As long as the final judgment in Pettiford v. Pucinski stands, it is res judicata in any subsequent suit between the same parties. That judgment cannot be affected by a motion or pleading in this case, even though both suits are assigned to the same district judge. Pettiford has not moved to vacate the judgment in Pettiford v. Pucinski, and even accepting Pettiford's account as true, a motion to vacate the judgment at this time would be futile. The judgment satisfied due process and cannot be attacked as void. See Grun v. Pneumo Abex Corp., 163 F.3d 411, 423-24 (7th Cir. 1998). Not only did Pettiford's counsel have notice of the dismissal, which served as notice to Pettiford, see United States v. Indoor Cultivation Equipment from High Tech Indoor Garden Supply, 55 F.3d 1311, 1318 (7th Cir. 1995), but Pettiford states that he had actual notice of it.
Litigants are normally bound by the actions, and inactions, of their attorneys. See United States v. 8136 S. Dobson St., 125 F.3d 1076, 1084 (7th Cir. 1997); Indoor Cultivation Equipment, supra. If that seems harsh where an indigent person is represented by counsel not of his own choosing, Pettiford was himself at fault. Pettiford did not appear in court when his case was called, nor did he file anything contesting counsel's statement that no amended complaint had been filed because Pettiford failed to keep his appointments. Nor, apparently, did he inquire of the court for more than a year. Pettiford had one year from the date of judgment to seek to reopen the case under Rule 60(b)(1) on grounds of "mistake, inadvertence, surprise, or excusable neglect." It is now too late.
Finally, Pettiford asks the court to reconsider the denial of his motions for appointment of counsel. There is no right to counsel in civil cases. Local Rule LR 83.11(g) of this court requires each attorney admitted to this court's trial bar accept one appointment per year to represent persons who cannot afford to hire an attorney. An attorney appointed to represent a plaintiff who has no viable claim cannot be appointed to another case where he or she might make a difference. The court will consider appointing counsel only if it appears from an amended complaint that Pettiford has a claim that can proceed. Pettiford's complaints concerning law library access are irrelevant at this stage of the litigation, because an amended complaint does not require legal argument, only facts.
To summarize, the motion to reconsider is granted in part. The court acknowledges that claims raised in Pettiford v. County of Cook, No. 99 L 3485, filed March 26, 1999, if timely then, are timely in this suit as well. The court reaffirms its ruling that the final judgment in Pettiford v. Pucinski, No. 00 C 3225, bars any claim arising from the same operative facts against any of the defendants named in that suit.
Pettiford is given sixty days from the date of this order to file an amended complaint consistent with the rulings in this memorandum opinion and order. No further extensions will be granted. Pettiford should file the complaint together with one copy for the court and a copy for each named defendant.

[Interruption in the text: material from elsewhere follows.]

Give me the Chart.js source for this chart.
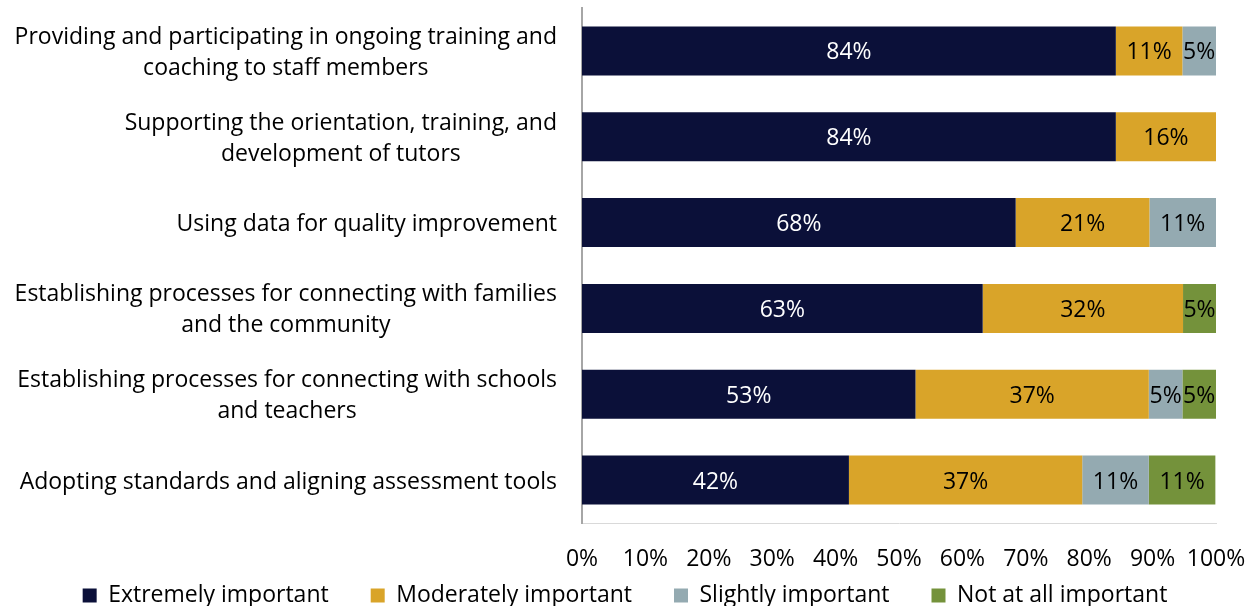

The amended complaint shall include, with respect to each claim, allegations that, taken as true, show that the claim is not barred by the statute of limitations. If Pettiford was released from custody at any time between the earliest event recited in the amended complaint and May 26, 2000, he should give the dates of each release and reincarceration. Pettiford should also allege, to the best of his knowledge, the dates of filing and disposition of each administrative grievance relating to each claim. The amended complaint may not add new defendants or causes of action not alleged in the original complaint. The clerk is directed to send Pettiford a copy of the complaint in Pettiford v. Pucinski, No. 00 C 3225, for his review.